Hugging Face TEI

Generate Embeddings

The TeiClient provides an embed() method to generate embeddings for input text. Embeddings are vector representations of text that capture semantic meaning, making them useful for tasks like semantic search, clustering, recommendation systems, and more.

Example: Generate Embeddings

This example demonstrates how to generate a 1024-dimensional embedding for a given sentence.

use Partitech\PhpMistral\Clients\Tei\TeiClient;
use Partitech\PhpMistral\MistralClientException;

// Load TEI endpoint for embeddings and API key
$teiUrl = getenv('TEI_EMBEDDINGS_URI');
$apiKey = getenv('TEI_API_KEY');

// Instantiate the TEI client
$client = new TeiClient(apiKey: (string) $apiKey, url: $teiUrl);

try {
    // Generate embeddings
    $embedding = $client->embed(inputs: "My name is Olivier and I");
    
    // Display the embedding
    var_dump($embedding);
} catch (MistralClientException $e) {
    echo $e->getMessage();
}

Output

array(1) {
  [0]=>
  array(1024) {
    [0]=>
    float(-0.012737735)
    [1]=>
    float(-0.0062732846)
    ...
    [1023]=>
    float(-0.017114446)
  }
}
  • The result is an array of vectors, where:
    • Each vector represents the input text.
    • In this example, the vector is 1024-dimensional.

Use Cases

  • Semantic Search: Compare embeddings to find similar documents or queries.
  • Clustering: Group similar texts together based on vector proximity.
  • Recommendation Systems: Suggest similar items based on embedding similarity.
  • Text Similarity: Measure the similarity between different texts using vector distance (e.g., cosine similarity).
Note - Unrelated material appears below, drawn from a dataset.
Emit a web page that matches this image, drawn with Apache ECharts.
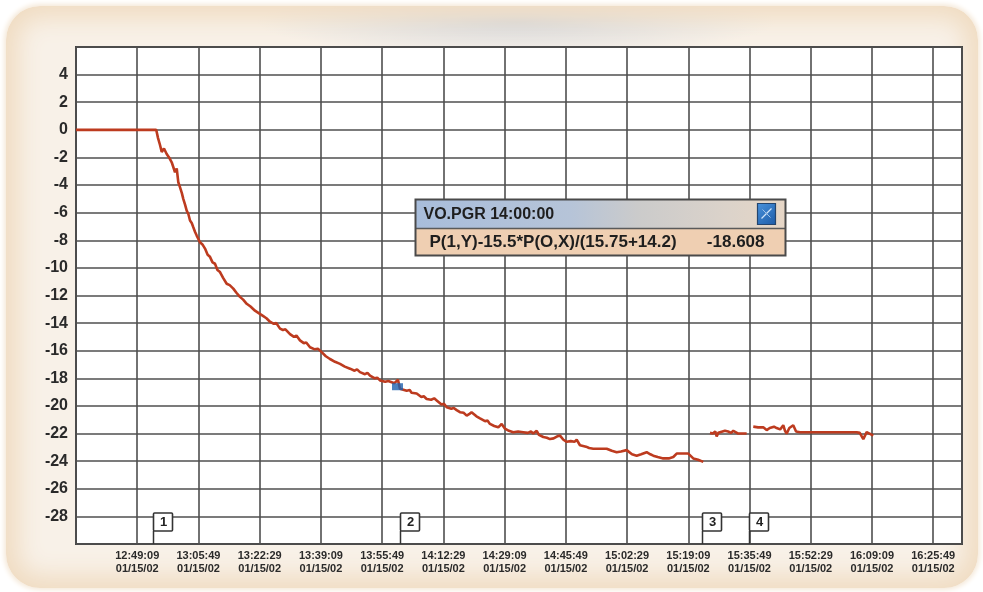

Differences Between embed() and predict()

Method Purpose Output
embed() Generate embeddings (vectors) Array of floats (vector representation)
predict() Run inference (classification) Array of label-score pairs
  • Use embed() for semantic vector representations.
  • Use predict() for structured insights like classification or sentiment analysis.